Desconhece-se a dimensão da resposta do outro lado do telefone, mas a imagem de Macron a distribuir simpatia nas ruas de Nova Iorque contrasta com a de um homem pleno de rancor e soberba que, após ver o seu passo bloqueado perante umas escadas rolantes, desenrola um conjunto de grosserias e iniquidades históricas do alto do pedestal da Assembleia Geral da ONU. Que assimétricos bloqueios.
É difícil imaginar onde estará o Mundo daqui a dez anos ou como a História julgará este tempo daqui a cem. Dificilmente se conseguirá evitar que o julgamento do tempo olhe no retrovisor para os actuais grandes líderes e responsáveis políticos mundiais sem que caracterize este período como o do apogeu dos pequenos homens risíveis.
O que se espreme desta casta de uva americana é puro veneno. A negação das evidências, o desprezo pela verdade, a inversão dos factos, a alienação da livre expressão, a perseguição dos opositores, a vistoria dos telemóveis nas fronteiras, a renomeação da geografia dos mapas, a insensibilidade com o sofrimento, muros e mais muros, a indiferença perante as assimetrias, o incitamento à violência, o gozo e desdém pela diferença, os cortes na saúde, sistemas sociais e de protecção civil, a vontade de compra de territórios por anexação económica, a tentativa de eternização de poder pela alteração das regras constitucionais, o esconderijo réptil de ficheiros incriminadores, o braço dado a ditadores, a visão imunda de "resorts" em Gaza.
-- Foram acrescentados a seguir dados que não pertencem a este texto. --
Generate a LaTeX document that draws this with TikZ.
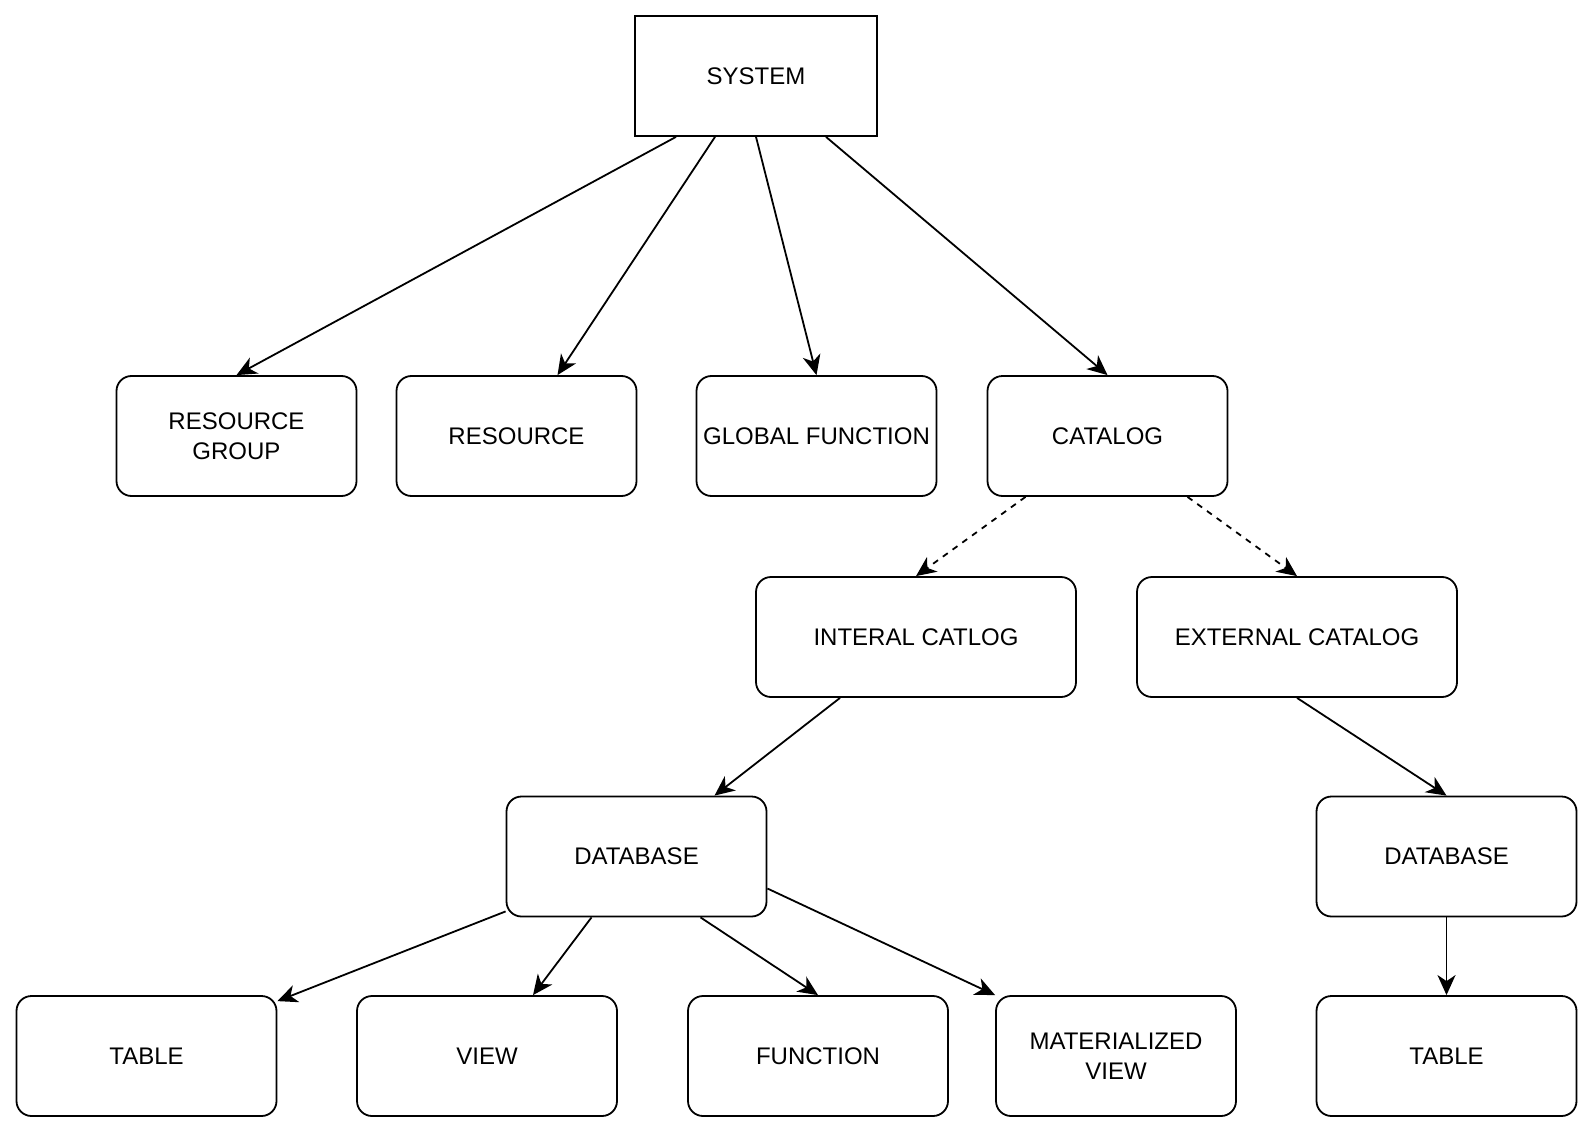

Lá como aqui. Os dislates proferidos por Trump no palanque da ONU são, todos eles, um tratado para que um dia não nos esqueçamos do que um dia permitimos crescer na sombra da demagogia, pelo falhanço de quem antes nunca lhes fechou a porta, tantas vezes pela incapacidade de estimular verdadeiras polícias públicas e responder aos anseios mais básicos das populações. A procura de um padrasto, regulador do caos, cresce pela ausência.